Tina and her classmate giggled in the parking lot as they reminisced about the jokes, but they insisted there is no discrimination at their school.
"I didn't agree with the event, but I wasn't about to tell my students that."
Most faculty inside the high school — a sweeping brick building with dozens of flags of different nations lining the airy entrance —said they couldn't comment on Sunday's incident, but one teacher who requested anonymity told VICE News he didn't feel it was appropriate to broach the subject with his students.
"I didn't agree with the event," he said of the cartoon contest, "but I wasn't about to tell my students that."

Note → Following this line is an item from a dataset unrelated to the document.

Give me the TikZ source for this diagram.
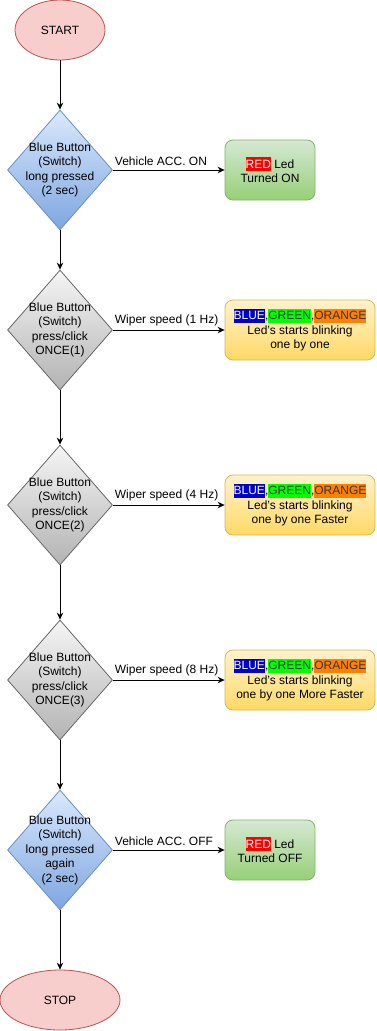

Other impassioned Garland residents argued that AFDI had every right to hold a free speech event — and claimed the January conference held by Muslim had been just as incendiary.
"It put people on high alert… because it was a bunch of Muslims," one longtime Garlander, who requested to remain anonymous, told VICE News over his beer in the Buffalo Wild Wings by the center.
The Garland Independent School District rented the space to AFDI — in line with its "non-discriminatory" policy — but officials are now reviewing these guidelines, according to local media. The center is used for graduations, standardized testing, and a wide array of special events. The district's spokesman did not return repeated requests for comment from VICE News.
While the staging of the "Muhammad Art Exhibit and Contest" remains divisive, Garland's residents are uniting in praise of their local police force, which quickly took down the two gunmen. Even one innocent bystander named Miguel, who was apprehended by police during the incident, told VICE News he agrees with the officers' approach.
"The place looked like the president was here. The cops had watchtowers everywhere, with cops standing on top holding guns," he told VICE News.
Miguel said that had driven to the center to watch and take photos of any potential protests, but when he saw no one was demonstrating, he started driving away — and then heard a string of gunshots. He pulled over his car, and once the scene was quiet, he stepped outside to take photographs, but was soon handcuffed and taken to the precinct for questioning. He was released hours later. Miguel was the only man arrested in the wake of the failed attacks, police officer Joe Harn told VICE News.
Harn, who's been an officer here the past 35 years, told VICE News that most disputes in Garland are domestic, and are between neighbors or friends.
"I don't remember ever having anything like this in Garland," he said.